Using this, we can write
$\Rightarrow 3x + 4x + 5x + 6x = {360^ \circ }$
Adding the like terms in the above equation, we get
$\Rightarrow 18x = {360^ \circ }$
Dividing both the sides of the equation by $18$, we get
$\Rightarrow \dfrac{{18x}}{{18}} = \dfrac{{{{360}^ \circ }}}{{18}}$
Cancelling the common terms from the numerator and the denominator, we get
$\Rightarrow x = {20^ \circ }$
Finally, we will substitute the value of $x$ to find the measures of all the angles of the quadrilateral.
On doing this, we get the four angles of the given quadrilateral as $\left( {3 \times {{20}^ \circ }} \right)$, $\left( {4 \times {{20}^ \circ }} \right)$, $\left( {5 \times {{20}^ \circ }} \right)$ and $\left( {6 \times {{20}^ \circ }} \right)$ i.e., ${60^ \circ }$, ${80^ \circ }$, ${100^ \circ }$ and ${120^ \circ }$ respectively.
Therefore, the angles of the quadrilateral are ${60^ \circ }$, ${80^ \circ }$, ${100^ \circ }$ and ${120^ \circ }$.

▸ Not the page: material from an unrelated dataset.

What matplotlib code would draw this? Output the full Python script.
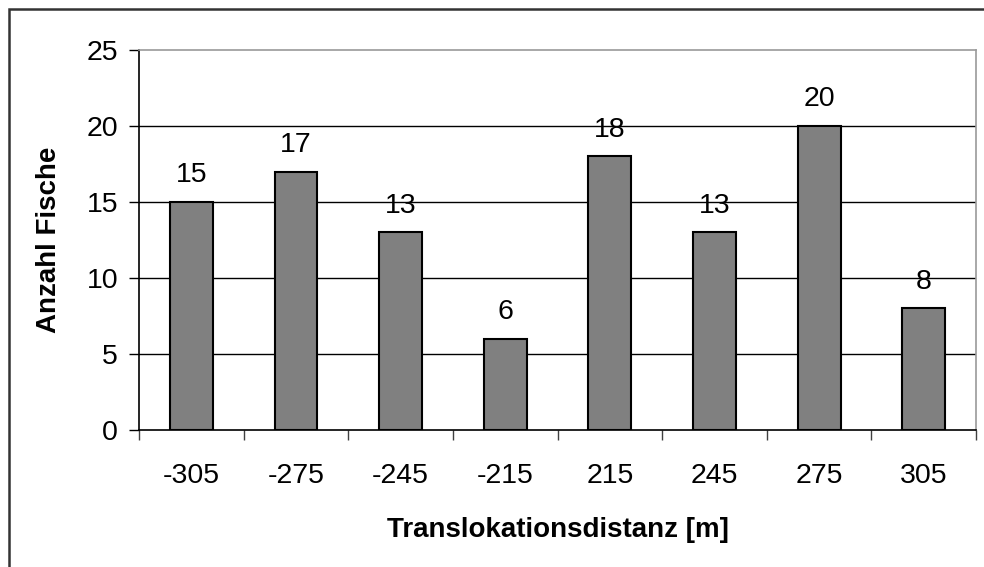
import numpy as np
import matplotlib.pyplot as plt
from matplotlib.patches import Rectangle

distances = ['-305', '-275', '-245', '-215', '215', '245', '275', '305']
counts = [15, 17, 13, 6, 18, 13, 20, 8]
yticks = [0, 5, 10, 15, 20, 25]

plt.rcParams['font.family'] = ['Liberation Sans', 'DejaVu Sans']
fs = 20.5
lfs = 20

fig = plt.figure(figsize=(9.84, 5.67), dpi=100)
ax = fig.add_axes([0.1413, 0.2416, 0.8506, 0.6702])

# frame around the whole chart (only left and top edges fall inside the image)
fig.patches.append(Rectangle((9 / 984, -0.1), 1.2, 1 - 9 / 567 + 0.1, transform=fig.transFigure,
                             fill=False, edgecolor='#333333', linewidth=1.8, zorder=0))

x = np.arange(len(distances))
bars = ax.bar(x, counts, width=0.41, color='#808080', edgecolor='black', linewidth=1.5, zorder=3)
for xi, c in zip(x, counts):
    ax.text(xi, c + 0.9, str(c), ha='center', va='bottom', fontsize=fs)

ax.set_xlim(-0.5, len(distances) - 0.5)
ax.set_ylim(0, 25)
ax.set_yticks(yticks)
ax.set_yticklabels([str(v) for v in yticks], fontsize=fs)
ax.set_xticks(x)
ax.set_xticklabels(distances, fontsize=fs)
ax.set_xticks(np.arange(-0.5, len(distances)), minor=True)
ax.tick_params(axis='x', which='major', length=0, pad=24)
ax.tick_params(axis='x', which='minor', length=7, width=1, color='#404040')
ax.tick_params(axis='y', length=7, width=1, pad=8)

for v in yticks[1:-1]:
    ax.axhline(v, color='black', linewidth=1, zorder=1)

ax.spines['left'].set_color('black')
ax.spines['bottom'].set_color('black')
ax.spines['top'].set_color('#999999')
ax.spines['right'].set_color('#999999')
for s in ax.spines.values():
    s.set_linewidth(1.2)

ax.set_xlabel('Translokationsdistanz [m]', fontsize=lfs, fontweight='bold', labelpad=20)
ax.set_ylabel('Anzahl Fische', fontsize=lfs, fontweight='bold', labelpad=18)

fig.savefig('out.png', dpi=100)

Note: Here, the question is of a quadrilateral. Like the sum of the measure of the angles of a quadrilateral is always ${360^ \circ }$. Similarly, the sum of the measure of the angles of a triangle having three sides is always ${180^ \circ }$, the sum of the measure of the angles of a pentagon having five sides is always ${540^ \circ }$ and the sum of the measure of the angles of a hexagon having six sides is always ${720^ \circ }$.